Grapes of wrath: Beaujolais wine contest cancelled

Beaujolais
The Gamay grapes used to make Beaujolais wines. Photograph: Gerard Labriet/Getty Images/Photononstop RM

The annual Beaujolais contest, the showcase for more than 1,000 French winegrowers, has been cancelled after producers of the region’s most prestigious wines decided to break away from the organisation which also promotes the mass-market Beaujolais Nouveau.

“It’s the first time in the history of Beaujolais that anything like this has happened,” said Denis Chilliet, the secretary-general of the Union Viticole du Beaujolais (UVB) which has represented all the Beaujolais winegrowers for the past 60 years.

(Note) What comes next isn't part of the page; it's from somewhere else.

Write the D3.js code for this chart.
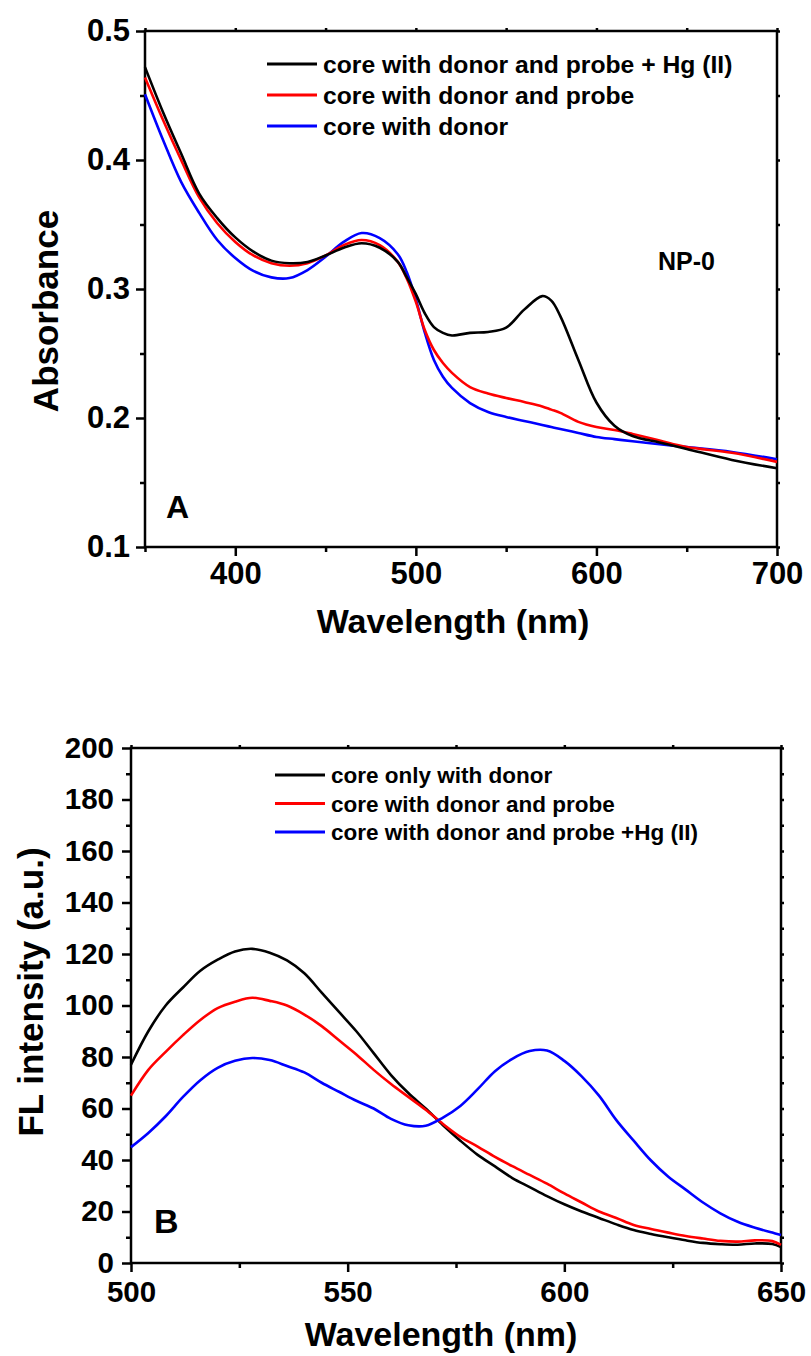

He said that following Tuesday’s decision to split by the producers of the 10 Beaujolais cru wines, he ordered the cancellation of the Concours des Grands Vins du Beaujolais in case tempers boiled over at the end of the wine-tasting and awarding of medals. The contest had been scheduled for 9 January.

The row risks being portrayed as a kind of class warfare, pitting the best wines grown on the northern slopes of the Beaujolais region in Burgundy against the southern vineyards where the cheaper Beaujolais Villages and Beaujolais Nouveau are produced.

“Class warfare? More like a war caused by spoiled children,” said Chilliet.

The Beaujolais cru winemakers, who produce such brands as Fleurie and Brouilly, have accused the UVB of “dragging down” the best wines and failing to promote them sufficiently, which Chilliet denies. The decision by Audrey Charton representing the Beaujolais crus, took the UVB by surprise.

“We worked side by side for months, with no animosity, and then this came like a bolt from the blue,” Chilliet told the Guardian. “Apparently they think that if they do everything themselves they’d be better off.”

Charton was not available for comment on Thursday. A family member said that she was “trying to cool things down”.

The UVB and the breakaway group have agreed a three-month truce which will give them time to see how to proceed and to examine the financial implications. The Beaujolais crus intend to set up a new group, saying that the UVB is outdated with “goals, concerns, expectations and organisations which are increasingly different among the two families”.

Some winegrowers suspect that the Beaujolais crus may eventually hook up with the Burgundy wine trade. But Chilliet said: “Isn’t it better to be a big fish in a small pond, rather than a small one at the bottom of a big pond?”

He said he hopes for a solution with the breakaway winegrowers in the coming weeks, “but after all that’s happened, it will be difficult to pull back from the brink”.